▶ Data lines
## begin

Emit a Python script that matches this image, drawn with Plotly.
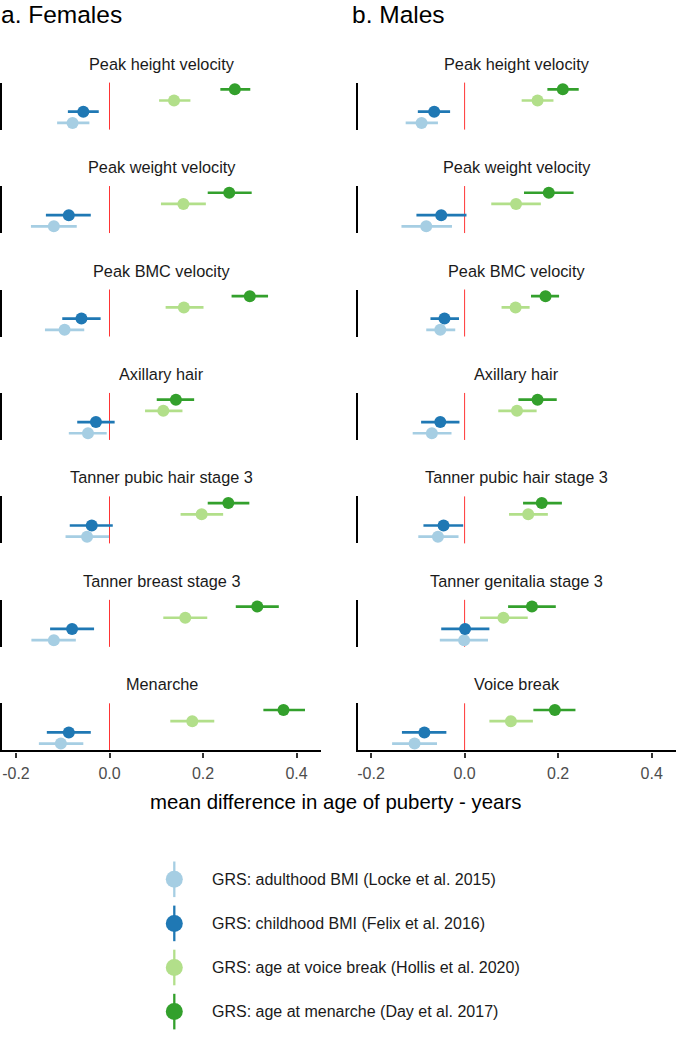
import plotly.graph_objects as go

# ---------------- data ----------------
females_outcomes = ["Peak height velocity", "Peak weight velocity", "Peak BMC velocity",
                    "Axillary hair", "Tanner pubic hair stage 3", "Tanner breast stage 3", "Menarche"]
males_outcomes = ["Peak height velocity", "Peak weight velocity", "Peak BMC velocity",
                  "Axillary hair", "Tanner pubic hair stage 3", "Tanner genitalia stage 3", "Voice break"]

grs_labels = ["GRS: adulthood BMI (Locke et al. 2015)",
              "GRS: childhood BMI (Felix et al. 2016)",
              "GRS: age at voice break (Hollis et al. 2020)",
              "GRS: age at menarche (Day et al. 2017)"]
grs_colors = ["#A6CEE3", "#1F78B4", "#B2DF8A", "#33A02C"]

panel_titles = ["a. Females", "b. Males"]
x_title = "mean difference in age of puberty - years"
tick_vals = [-0.2, 0.0, 0.2, 0.4]
tick_text = ["-0.2", "0.0", "0.2", "0.4"]

# Females
f_adult_bmi_est = [-0.079, -0.119, -0.096, -0.046, -0.048, -0.119, -0.104]
f_adult_bmi_lo = [-0.112, -0.168, -0.138, -0.087, -0.094, -0.167, -0.151]
f_adult_bmi_hi = [-0.043, -0.070, -0.054, -0.006, -0.001, -0.072, -0.056]

f_child_bmi_est = [-0.056, -0.087, -0.060, -0.029, -0.038, -0.080, -0.087]
f_child_bmi_lo = [-0.089, -0.136, -0.101, -0.069, -0.085, -0.127, -0.134]
f_child_bmi_hi = [-0.023, -0.040, -0.019, 0.011, 0.007, -0.033, -0.040]

f_voice_est = [0.138, 0.158, 0.159, 0.115, 0.197, 0.162, 0.177]
f_voice_lo = [0.106, 0.110, 0.120, 0.076, 0.152, 0.115, 0.130]
f_voice_hi = [0.173, 0.206, 0.201, 0.156, 0.243, 0.209, 0.224]

f_menarche_est = [0.268, 0.256, 0.300, 0.142, 0.254, 0.316, 0.372]
f_menarche_lo = [0.237, 0.210, 0.261, 0.101, 0.210, 0.270, 0.329]
f_menarche_hi = [0.301, 0.304, 0.339, 0.181, 0.299, 0.362, 0.418]

# Males
m_adult_bmi_est = [-0.092, -0.082, -0.052, -0.070, -0.057, -0.001, -0.107]
m_adult_bmi_lo = [-0.126, -0.135, -0.082, -0.111, -0.099, -0.053, -0.155]
m_adult_bmi_hi = [-0.057, -0.027, -0.020, -0.028, -0.013, 0.050, -0.059]

m_child_bmi_est = [-0.065, -0.050, -0.043, -0.052, -0.045, 0.001, -0.086]
m_child_bmi_lo = [-0.100, -0.103, -0.073, -0.093, -0.088, -0.050, -0.134]
m_child_bmi_hi = [-0.031, 0.004, -0.012, -0.011, -0.003, 0.053, -0.039]

m_voice_est = [0.156, 0.110, 0.109, 0.112, 0.136, 0.083, 0.099]
m_voice_lo = [0.122, 0.057, 0.079, 0.072, 0.095, 0.033, 0.053]
m_voice_hi = [0.190, 0.163, 0.139, 0.154, 0.178, 0.135, 0.146]

m_menarche_est = [0.210, 0.180, 0.173, 0.156, 0.165, 0.144, 0.193]
m_menarche_lo = [0.177, 0.127, 0.142, 0.115, 0.125, 0.093, 0.147]
m_menarche_hi = [0.244, 0.233, 0.202, 0.197, 0.208, 0.195, 0.237]

sexes = [
    (females_outcomes, [(f_adult_bmi_est, f_adult_bmi_lo, f_adult_bmi_hi),
                        (f_child_bmi_est, f_child_bmi_lo, f_child_bmi_hi),
                        (f_voice_est, f_voice_lo, f_voice_hi),
                        (f_menarche_est, f_menarche_lo, f_menarche_hi)]),
    (males_outcomes, [(m_adult_bmi_est, m_adult_bmi_lo, m_adult_bmi_hi),
                      (m_child_bmi_est, m_child_bmi_lo, m_child_bmi_hi),
                      (m_voice_est, m_voice_lo, m_voice_hi),
                      (m_menarche_est, m_menarche_lo, m_menarche_hi)]),
]

# ---------------- layout geometry ----------------
W, H = 676, 1048
FONT = "Liberation Sans, Arial, Helvetica, sans-serif"
row_top0, row_step, row_h = 82.6, 103.45, 47.0
col_x = [(2.4, 320.9), (357.5, 676.0)]
x_range = [-0.229, 0.452]

fig = go.Figure()
layout = dict(
    width=W, height=H, margin=dict(l=0, r=0, t=0, b=0),
    paper_bgcolor="white", plot_bgcolor="white", showlegend=False,
    font=dict(family=FONT, color="#1A1A1A"),
)
annotations = []
shapes = []

for c, (outcomes, series) in enumerate(sexes):
    for r, outcome in enumerate(outcomes):
        k = c * 7 + r + 1
        top = row_top0 + r * row_step
        ydom = [1 - (top + row_h) / H, 1 - top / H]
        xdom = [col_x[c][0] / W, col_x[c][1] / W]
        xa = "x" if k == 1 else f"x{k}"
        ya = "y" if k == 1 else f"y{k}"
        bottom = (r == 6)
        layout["xaxis" if k == 1 else f"xaxis{k}"] = dict(
            domain=xdom, anchor=ya, range=x_range, showgrid=False, zeroline=False,
            showline=bottom, linecolor="black", linewidth=2.4,
            ticks="outside" if bottom else "", ticklen=5.5, tickwidth=2, tickcolor="#333333",
            tickvals=tick_vals, ticktext=tick_text, showticklabels=bottom,
            tickfont=dict(family=FONT, size=16, color="#4D4D4D"),
            ticklabelstandoff=2, fixedrange=True,
        )
        layout["yaxis" if k == 1 else f"yaxis{k}"] = dict(
            domain=ydom, anchor=xa, type="category", categoryarray=grs_labels,
            categoryorder="array", range=[-0.6, 3.6], showgrid=False, zeroline=False,
            showline=True, linecolor="black", linewidth=2.4, ticks="",
            showticklabels=False, fixedrange=True,
        )
        shapes.append(dict(type="line", xref=xa, yref=f"{ya} domain", x0=0, x1=0, y0=0, y1=1,
                           line=dict(color="#FF0000", width=0.8), layer="below"))
        annotations.append(dict(text=outcome, xref="paper", yref="paper",
                                x=(xdom[0] + xdom[1]) / 2, y=1 - (top - 19) / H,
                                xanchor="center", yanchor="middle", showarrow=False,
                                font=dict(family=FONT, size=16.3, color="#1A1A1A")))
        for g, (est, lo, hi) in enumerate(series):
            fig.add_trace(go.Scatter(
                x=[est[r]], y=[grs_labels[g]], xaxis=xa, yaxis=ya, mode="markers",
                marker=dict(color=grs_colors[g], size=12),
                error_x=dict(type="data", symmetric=False, array=[hi[r] - est[r]],
                             arrayminus=[est[r] - lo[r]], width=0, thickness=2.7,
                             color=grs_colors[g]),
                name=grs_labels[g], hoverinfo="x+name",
            ))

# panel titles
annotations.append(dict(text=panel_titles[0], xref="paper", yref="paper", x=0, y=1,
                        xanchor="left", yanchor="top", showarrow=False, borderpad=0,
                        font=dict(family=FONT, size=24.5, color="black")))
annotations.append(dict(text=panel_titles[1], xref="paper", yref="paper", x=351 / W, y=1,
                        xanchor="left", yanchor="top", showarrow=False, borderpad=0,
                        font=dict(family=FONT, size=24.5, color="black")))
# x axis title
annotations.append(dict(text=x_title, xref="paper", yref="paper", x=335 / W, y=1 - 801.7 / H,
                        xanchor="center", yanchor="middle", showarrow=False,
                        font=dict(family=FONT, size=20.4, color="black")))

# ---------------- manual legend (pointrange keys) ----------------
leg_x, leg_y0, leg_dy = 174.3, 879.3, 44.1
layout["xaxis15"] = dict(domain=[0, 1], anchor="y15", range=[0, W], visible=False, fixedrange=True)
layout["yaxis15"] = dict(domain=[0, 1 - 830 / H], anchor="x15", range=[H, 830], visible=False,
                         fixedrange=True)
for g, lab in enumerate(grs_labels):
    yy = leg_y0 + g * leg_dy
    fig.add_trace(go.Scatter(
        x=[leg_x], y=[yy], xaxis="x15", yaxis="y15", mode="markers",
        marker=dict(color=grs_colors[g], size=17),
        error_y=dict(type="constant", value=17.8, width=0, thickness=2.3, color=grs_colors[g]),
        name=lab, hoverinfo="name",
    ))
    annotations.append(dict(text=lab, xref="x15", yref="y15", x=209.5, y=yy,
                            xanchor="left", yanchor="middle", showarrow=False,
                            font=dict(family=FONT, size=16, color="#1A1A1A")))

layout["annotations"] = annotations
layout["shapes"] = shapes
fig.update_layout(**layout)
fig.write_html("out.html", config={"displayModeBar": False},
               post_script="document.body.style.margin='0px';")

## end

▶ Request
Leave the pictures out and please restate exactly the lines running from the start of the material through the one with "import plotly.graph_objects as go".

▶ Output of the exercise
Emit a Python script that matches this image, drawn with Plotly.
import plotly.graph_objects as go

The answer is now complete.